"For Love of Neighbor" is a new documentary film offering a hopeful vision for Christian engagement in politics. Click here to learn more.

What Would Jesus Blog?

One of the simple pleasures I enjoy in life is – and I know this sounds crazy – when former CBS investigative reporter, and current political commentator, Bernie Goldberg makes his weekly visit to The O’Reilly Factor on Fox News.  Goldberg, you may remember, was an award-winning tele-journalist for nearly 20 years on CBS until when in 2001 he penned a Wall Street Journal Op-Ed that called into question the inherent bias of the predominantly liberal mainstream media.  Despite the fact that he had never voted for a Republican in his life, and still maintains Center-Left political views himself, Goldberg was fired from CBS and for the past 9 years or so has been forced to author multiple best-selling books and be a regular contributor on the most-watched cable network on the planet.

This past Monday evening, on The Factor’s weekly “Weekdays with Bernie” segment, the discussion centered around Bernie’s latest syndicated column, “Thank God for the Rich.”  Now, I must preface the rest of my remarks by saying, as I stated in the beginning of this post, that I really enjoy Bernie Goldberg.  I especially appreciate his unique perspective, his humor, and the lively banter he engages in with O’Reilly.  And while I basically agree with the thrust of his column – that “rich” people are the ones who start the companies and spend the money to employ most of us and fund technological innovations, so we shouldn’t harbor the resentment and hatred many of us do towards them– there was something BG said that I felt needed to be addressed.
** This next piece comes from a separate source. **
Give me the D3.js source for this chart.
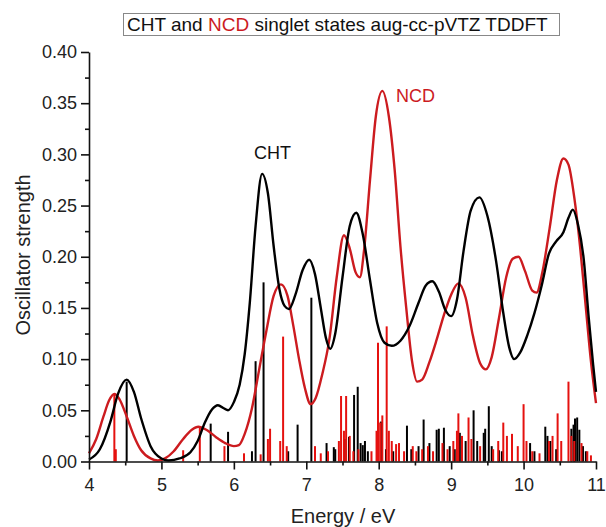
<!DOCTYPE html>
<html>
<head>
<meta charset="utf-8">
<script src="https://cdn.jsdelivr.net/npm/d3@7"></script>
<style>
  body { margin: 0; background: #fff; }
  text { font-family: 'Liberation Sans', Arial, sans-serif; }
</style>
</head>
<body>
<div id="chart"></div>
<script>
// Broadened spectra: [energy eV, oscillator strength]
var chtCurve = [
  [4.00, 0.002], [4.15, 0.012], [4.30, 0.040], [4.40, 0.066], [4.52, 0.080],
  [4.62, 0.068], [4.72, 0.042], [4.85, 0.015], [5.00, 0.003], [5.10, 0.001],
  [5.25, 0.003], [5.40, 0.009], [5.50, 0.020], [5.60, 0.038], [5.70, 0.051],
  [5.78, 0.055], [5.86, 0.052], [5.92, 0.050], [6.00, 0.058], [6.08, 0.075],
  [6.15, 0.105], [6.22, 0.155], [6.30, 0.230], [6.39, 0.281], [6.47, 0.262],
  [6.55, 0.210], [6.63, 0.168], [6.70, 0.152], [6.76, 0.149], [6.85, 0.163],
  [6.95, 0.187], [7.04, 0.197], [7.12, 0.183], [7.20, 0.150], [7.27, 0.121],
  [7.33, 0.110], [7.40, 0.125], [7.50, 0.180], [7.60, 0.230], [7.69, 0.243],
  [7.78, 0.222], [7.88, 0.177], [7.98, 0.135], [8.08, 0.116], [8.18, 0.113],
  [8.30, 0.118], [8.43, 0.133], [8.55, 0.155], [8.65, 0.172], [8.74, 0.176],
  [8.83, 0.166], [8.92, 0.148], [9.00, 0.142], [9.08, 0.158], [9.17, 0.205],
  [9.27, 0.245], [9.39, 0.258], [9.50, 0.240], [9.62, 0.196], [9.72, 0.145],
  [9.80, 0.112], [9.87, 0.100], [9.95, 0.106], [10.05, 0.123], [10.15, 0.145],
  [10.25, 0.172], [10.35, 0.203], [10.45, 0.215], [10.55, 0.224], [10.62, 0.238],
  [10.68, 0.246], [10.75, 0.232], [10.83, 0.198], [10.90, 0.140], [10.96, 0.095],
  [11.00, 0.068]
];

var ncdCurve = [
  [4.00, 0.008], [4.10, 0.022], [4.20, 0.044], [4.28, 0.060], [4.35, 0.066],
  [4.42, 0.061], [4.52, 0.044], [4.62, 0.025], [4.72, 0.011], [4.85, 0.003],
  [4.95, 0.001], [5.05, 0.003], [5.17, 0.010], [5.30, 0.022], [5.42, 0.031],
  [5.51, 0.034], [5.62, 0.031], [5.75, 0.024], [5.88, 0.018], [6.00, 0.015],
  [6.07, 0.016], [6.15, 0.027], [6.25, 0.052], [6.35, 0.090], [6.45, 0.128],
  [6.55, 0.162], [6.65, 0.173], [6.74, 0.162], [6.82, 0.133], [6.90, 0.100],
  [6.98, 0.072], [7.06, 0.056], [7.13, 0.062], [7.22, 0.085], [7.32, 0.120],
  [7.42, 0.180], [7.52, 0.221], [7.60, 0.208], [7.68, 0.185], [7.74, 0.180],
  [7.80, 0.208], [7.88, 0.275], [7.96, 0.337], [8.05, 0.362], [8.14, 0.337],
  [8.22, 0.285], [8.30, 0.210], [8.38, 0.150], [8.46, 0.098], [8.53, 0.078],
  [8.60, 0.080], [8.70, 0.097], [8.80, 0.119], [8.90, 0.143], [9.00, 0.163],
  [9.10, 0.174], [9.20, 0.160], [9.30, 0.123], [9.40, 0.096], [9.48, 0.090],
  [9.56, 0.102], [9.66, 0.140], [9.76, 0.180], [9.85, 0.198], [9.93, 0.200],
  [10.02, 0.186], [10.12, 0.167], [10.18, 0.165], [10.26, 0.185], [10.36, 0.228],
  [10.46, 0.275], [10.55, 0.296], [10.62, 0.290], [10.70, 0.258], [10.78, 0.210],
  [10.86, 0.150], [10.93, 0.098], [11.00, 0.057]
];

// Individual transitions (sticks)
var chtSticks = [
  [4.52, 0.078], [5.68, 0.037], [5.92, 0.029], [6.25, 0.010], [6.30, 0.098],
  [6.41, 0.175], [6.75, 0.010], [6.88, 0.036], [7.07, 0.160], [7.28, 0.018],
  [7.38, 0.014], [7.40, 0.012], [7.53, 0.022], [7.59, 0.024], [7.66, 0.065],
  [7.71, 0.073], [7.75, 0.018], [7.78, 0.016], [7.81, 0.020], [7.85, 0.010],
  [8.03, 0.039], [8.10, 0.012], [8.20, 0.010], [8.39, 0.035], [8.45, 0.012],
  [8.55, 0.015], [8.62, 0.041], [8.70, 0.018], [8.80, 0.031], [8.83, 0.032],
  [8.90, 0.033], [8.98, 0.015], [9.05, 0.012], [9.12, 0.028], [9.20, 0.020],
  [9.31, 0.050], [9.36, 0.020], [9.45, 0.028], [9.47, 0.032], [9.52, 0.054],
  [9.56, 0.015], [9.66, 0.011], [9.70, 0.010], [10.09, 0.018], [10.15, 0.010],
  [10.30, 0.034], [10.33, 0.025], [10.37, 0.020], [10.45, 0.012], [10.66, 0.032],
  [10.69, 0.036], [10.71, 0.042], [10.74, 0.043], [10.77, 0.031], [10.82, 0.015],
  [10.86, 0.010]
];

var ncdSticks = [
  [4.35, 0.065], [4.37, 0.012], [5.30, 0.011], [5.53, 0.034], [5.87, 0.015],
  [6.14, 0.008], [6.37, 0.007], [6.47, 0.022], [6.50, 0.032], [6.64, 0.020],
  [6.68, 0.122], [6.73, 0.015], [7.12, 0.015], [7.20, 0.008], [7.30, 0.010],
  [7.45, 0.020], [7.48, 0.064], [7.52, 0.030], [7.55, 0.064], [7.60, 0.025],
  [7.65, 0.010], [7.72, 0.012], [7.90, 0.010], [7.97, 0.030], [7.99, 0.116],
  [8.02, 0.038], [8.05, 0.045], [8.11, 0.132], [8.14, 0.030], [8.18, 0.020],
  [8.24, 0.017], [8.28, 0.018], [8.35, 0.010], [8.47, 0.015], [8.52, 0.010],
  [8.60, 0.012], [8.68, 0.015], [8.75, 0.010], [8.88, 0.018], [8.95, 0.012],
  [9.03, 0.020], [9.08, 0.030], [9.10, 0.047], [9.15, 0.025], [9.24, 0.043],
  [9.28, 0.022], [9.40, 0.015], [9.58, 0.012], [9.65, 0.020], [9.72, 0.038],
  [9.77, 0.025], [9.84, 0.027], [9.92, 0.015], [10.00, 0.056], [10.04, 0.020],
  [10.12, 0.010], [10.22, 0.008], [10.35, 0.020], [10.40, 0.025], [10.47, 0.047],
  [10.52, 0.020], [10.62, 0.078], [10.66, 0.025], [10.70, 0.020], [10.80, 0.018],
  [10.88, 0.010], [10.93, 0.006]
];

var xTicks = [4, 5, 6, 7, 8, 9, 10, 11];
var xMinorTicks = [4.5, 5.5, 6.5, 7.5, 8.5, 9.5, 10.5];
var yTicks = [0, 0.05, 0.10, 0.15, 0.20, 0.25, 0.30, 0.35, 0.40];
var yMinorTicks = [0.025, 0.075, 0.125, 0.175, 0.225, 0.275, 0.325, 0.375];

var chartWidth = 606;
var chartHeight = 527;
var red = '#cc1b1f';
var stickRed = '#e5110f';

// Create SVG Element
var svg = d3.select('#chart')
    .append('svg')
    .attr('width', chartWidth)
    .attr('height', chartHeight);

// Create Scales
var scaleX = d3.scaleLinear()
    .domain([4, 11])
    .range([89, 596]);

var scaleY = d3.scaleLinear()
    .domain([0, 0.4])
    .range([461.5, 52]);

// Sticks
function drawSticks(data, color) {
  svg.append('g')
      .selectAll('line')
      .data(data)
      .enter()
      .append('line')
      .attr('x1', function(d) { return scaleX(d[0]); })
      .attr('x2', function(d) { return scaleX(d[0]); })
      .attr('y1', scaleY(0))
      .attr('y2', function(d) { return scaleY(d[1]); })
      .attr('stroke', color)
      .attr('stroke-width', 2);
}
drawSticks(chtSticks, '#000');
drawSticks(ncdSticks, stickRed);

// Curves
var line = d3.line()
    .x(function(d) { return scaleX(d[0]); })
    .y(function(d) { return scaleY(d[1]); })
    .curve(d3.curveMonotoneX);

svg.append('path')
    .datum(ncdCurve)
    .attr('d', line)
    .attr('fill', 'none')
    .attr('stroke', red)
    .attr('stroke-width', 2.4);

svg.append('path')
    .datum(chtCurve)
    .attr('d', line)
    .attr('fill', 'none')
    .attr('stroke', '#000')
    .attr('stroke-width', 2.4);

// Create Axis
var axisX = d3.axisBottom(scaleX)
    .tickValues(xTicks)
    .tickFormat(d3.format('d'))
    .tickSize(8)
    .tickSizeOuter(0)
    .tickPadding(9);

svg.append('g')
    .attr('class', 'x-axis')
    .attr('transform', 'translate(0,' + scaleY(0) + ')')
    .call(axisX);

svg.append('g')
    .attr('transform', 'translate(0,' + scaleY(0) + ')')
    .call(d3.axisBottom(scaleX).tickValues(xMinorTicks).tickSize(4)
        .tickSizeOuter(0).tickFormat(''))
    .select('.domain').remove();

var axisY = d3.axisLeft(scaleY)
    .tickValues(yTicks)
    .tickFormat(d3.format('.2f'))
    .tickSize(8)
    .tickSizeOuter(0)
    .tickPadding(4);

svg.append('g')
    .attr('class', 'y-axis')
    .attr('transform', 'translate(' + scaleX(4) + ',0)')
    .call(axisY);

svg.append('g')
    .attr('transform', 'translate(' + scaleX(4) + ',0)')
    .call(d3.axisLeft(scaleY).tickValues(yMinorTicks).tickSize(4)
        .tickSizeOuter(0).tickFormat(''))
    .select('.domain').remove();

svg.selectAll('.domain, .tick line')
    .attr('stroke', '#111')
    .attr('stroke-width', 1.6);

svg.selectAll('.tick text')
    .attr('font-size', 18)
    .attr('font-family', "'Liberation Sans', Arial, sans-serif")
    .attr('fill', '#222');

// Axis titles
svg.append('text')
    .attr('x', 343)
    .attr('y', 523)
    .attr('text-anchor', 'middle')
    .attr('font-size', 20)
    .attr('fill', '#222')
    .text('Energy / eV');

svg.append('text')
    .attr('transform', 'translate(30,255) rotate(-90)')
    .attr('text-anchor', 'middle')
    .attr('font-size', 20)
    .attr('fill', '#222')
    .text('Oscillator strength');

// Title box
svg.append('rect')
    .attr('x', 123.5)
    .attr('y', 13.5)
    .attr('width', 436)
    .attr('height', 22)
    .attr('fill', '#fff')
    .attr('stroke', '#888')
    .attr('stroke-width', 1);

var title = svg.append('text')
    .attr('x', 127)
    .attr('y', 31)
    .attr('font-size', 19)
    .attr('fill', '#111');
title.append('tspan').text('CHT and ');
title.append('tspan').attr('fill', red).text('NCD');
title.append('tspan').text(' singlet states aug-cc-pVTZ TDDFT');

// Curve labels
svg.append('text')
    .attr('x', 254)
    .attr('y', 159)
    .attr('font-size', 18)
    .attr('fill', '#111')
    .text('CHT');

svg.append('text')
    .attr('x', 396)
    .attr('y', 102)
    .attr('font-size', 18)
    .attr('fill', red)
    .text('NCD');
</script>
</body>
</html>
(For the entire conversation between Goldberg and O’Reilly, click here.)

O’Reilly: How do you react to the Bible passage that says, “It is harder for a rich man to enter the kingdom of heaven than it would be for a camel to go through a needle’s eye”?

Goldberg: Well, this is going to offend even my friends out there in TV-land…I don’t care what the Bible says on matters like that.  As a matter of fact, you know, Jesus would be – except for one or two issues maybe – a liberal Democrat if he were around today.  So I don’t care. We’re not governed (in this country) by the Bible.

Where to start, where to start…

First, Old Bilbo (a self-described “Irish Catholic”) should never have asked such an out-of-place question on a political talk show.  As an avid viewer of The Factor for the past decade, I know first-hand that Bill isn’t, shall we say, theologically adept enough to wade through the implications of Christ’s message to the rich young ruler.  In the context of their discussion, and Bernie’s column, I can see why O’Reilly thought it would be a clever, controversial question to ask, but I feel it was in poor taste.  It put Goldberg (a Jewish man) in the awkward position of having to critique the teachings of the Christian Messiah.  Clearly neither of the two men had a firm grasp on the text in question.

Second, while Goldberg’s commentary on the hypothetical political affiliations Jesus would have if he were he physically among us today is par-for-the-course in the minds of many Americans, I couldn’t disagree more thoroughly with the assertion that Christ would be a liberal Democrat.  Let’s think through the major issues of the day.

Would Jesus be pro-choice?  Would Jesus support gay marriage?  The legalization of marijuana?  How about something like welfare, which has enslaved people to generational poverty and devastated the black family in this country since “The Great Society” was enacted 45 years ago?

What about the centralization of power in the hands of fewer and fewer people that big-government liberals and progressives hold as a core tenet of their ideology?  Or the policy of having A take from B to give to C, and then calling that “compassion”?

Certainly there are legitimate debates that can arise over how God would feel about “conservative” things like the wars in Iraq and Afghanistan, but those debates happen on the Right already.

Biblical principles and teachings such as property rights, personal responsibility, the right to life, building a society on faith and the family, and a de-centralization of power here on earth are the pillars upon which what we happen to call “conservatism” today has been built.

I generally agree with Bernie Goldberg, but here he got it wrong and it’s a fruitful exercise to be able to critique your own “side.”